Movie Review – The Fog [remake] (2005)

John Carpenter’s The Fog (1980) is considered a minor horror classic, though an imperfect one. Among Carpenter’s impressive early outings it is, by his own admission, the one with the largest possibility for improvement. It’s a thoroughly enjoyable film, not so much for its effects, and it’s not a very scary film, but the story that it tells of a leper colony being betrayed by the founders of a quiet island town that returns after one hundred years in a thick fog to exact revenge upon the descendants, is a fantastic backdrop to a ghost story. If any horror movie could be improved with modern technology, with the potential to be greater than the original, it is this one.

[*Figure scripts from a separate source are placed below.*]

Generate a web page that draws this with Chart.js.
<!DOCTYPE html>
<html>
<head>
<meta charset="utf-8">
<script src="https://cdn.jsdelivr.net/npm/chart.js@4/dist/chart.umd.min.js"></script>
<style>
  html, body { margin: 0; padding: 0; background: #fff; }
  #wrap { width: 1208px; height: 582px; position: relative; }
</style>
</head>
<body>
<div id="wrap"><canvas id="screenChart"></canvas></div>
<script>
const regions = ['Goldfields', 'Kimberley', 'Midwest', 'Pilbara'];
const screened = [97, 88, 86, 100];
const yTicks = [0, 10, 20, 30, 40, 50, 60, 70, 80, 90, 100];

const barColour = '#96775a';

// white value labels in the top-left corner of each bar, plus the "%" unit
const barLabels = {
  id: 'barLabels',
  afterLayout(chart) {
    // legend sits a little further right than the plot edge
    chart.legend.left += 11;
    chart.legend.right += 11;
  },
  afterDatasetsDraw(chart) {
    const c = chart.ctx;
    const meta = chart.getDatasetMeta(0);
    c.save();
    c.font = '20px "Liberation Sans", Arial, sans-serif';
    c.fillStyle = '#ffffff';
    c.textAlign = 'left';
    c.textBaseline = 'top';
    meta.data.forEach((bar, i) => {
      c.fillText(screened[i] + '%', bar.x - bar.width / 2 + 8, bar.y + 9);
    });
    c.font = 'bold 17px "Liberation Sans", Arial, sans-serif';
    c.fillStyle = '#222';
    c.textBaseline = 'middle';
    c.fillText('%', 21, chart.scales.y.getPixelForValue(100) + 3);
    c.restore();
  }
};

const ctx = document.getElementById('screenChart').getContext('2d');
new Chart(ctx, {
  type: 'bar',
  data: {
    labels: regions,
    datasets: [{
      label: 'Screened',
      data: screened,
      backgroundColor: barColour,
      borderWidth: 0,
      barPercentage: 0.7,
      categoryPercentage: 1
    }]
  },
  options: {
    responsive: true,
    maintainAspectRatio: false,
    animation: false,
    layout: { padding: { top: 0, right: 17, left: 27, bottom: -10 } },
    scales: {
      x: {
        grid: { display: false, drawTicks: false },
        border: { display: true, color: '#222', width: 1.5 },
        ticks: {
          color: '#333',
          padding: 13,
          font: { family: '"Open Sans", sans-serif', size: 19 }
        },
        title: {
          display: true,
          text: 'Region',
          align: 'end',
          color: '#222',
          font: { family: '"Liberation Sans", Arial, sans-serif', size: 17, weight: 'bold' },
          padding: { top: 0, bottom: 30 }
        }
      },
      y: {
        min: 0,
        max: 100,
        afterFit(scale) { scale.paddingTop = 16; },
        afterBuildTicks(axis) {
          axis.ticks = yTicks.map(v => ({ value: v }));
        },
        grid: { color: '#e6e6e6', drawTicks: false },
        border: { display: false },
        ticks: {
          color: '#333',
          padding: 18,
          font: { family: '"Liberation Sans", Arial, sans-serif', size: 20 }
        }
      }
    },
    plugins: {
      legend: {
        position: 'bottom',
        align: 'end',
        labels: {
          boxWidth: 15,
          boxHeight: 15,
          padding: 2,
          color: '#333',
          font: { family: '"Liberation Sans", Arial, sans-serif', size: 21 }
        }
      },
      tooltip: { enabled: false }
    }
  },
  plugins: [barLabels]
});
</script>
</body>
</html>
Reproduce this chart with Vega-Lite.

What a profound disappointment, then, is the lifeless, boring remake that is 2005’s The Fog, directed by Rupert Wainwright. Wainwright had directed 1999’s Stigmata which, although not a great film, showed more promise than this offering. Though the basic story remains the same, save for a few tweaks, all other elements have been dumbed down and tamed for the adolescent crowd. The film is a perfect example of the same manufactured, generic, formulaic celluloid that is continuously churned out of the Hollywood horror factory, complete with beautiful actors in their underwear ready for the teenage consumer market.

In addition to the audience’s target IQ, the film has also lowered the ages of its main protagonists, which works only to its detriment. Instead of the everyman Tom Atkins, who is easy to relate to and identify with, we get the handsome, jockish Tom Welling, who adds nothing to the film and who unfortunately has no screen chemistry with the female lead, played by Maggie Grace. The characters are paper thin and are made to fit their stereotyped roles, including the token black friend who exists only for comic relief. Other problems persist, such as that the film cannot seem to decide on the motive of the mist and the final scenes leave the viewer dumbfounded and feeling cheated.

I have very little interest in the fashion world, but I am aware that designers will create budget-friendly, off-the-rack clothing based upon their top-of-the-line, thousand-dollar pieces. Movies such as this remind me of those identical, ten-thousand-of-a-kind blouses. They are of a lesser quality and made for the maximum number of consumers possible, marketed as the latest thing when really it’s the same crap they sold you twenty years ago, maybe even twenty days ago. Most buyers know they are not paying for the best. Unfortunately, though, too many young people being introduced to horror will not know that this new version may have capable CGI and a hot blonde, but it is a poor, dollar-store quality film when compared even to its flawed original. It is New Coke. Please, if you must see one, stick with the recipe that worked the first time around.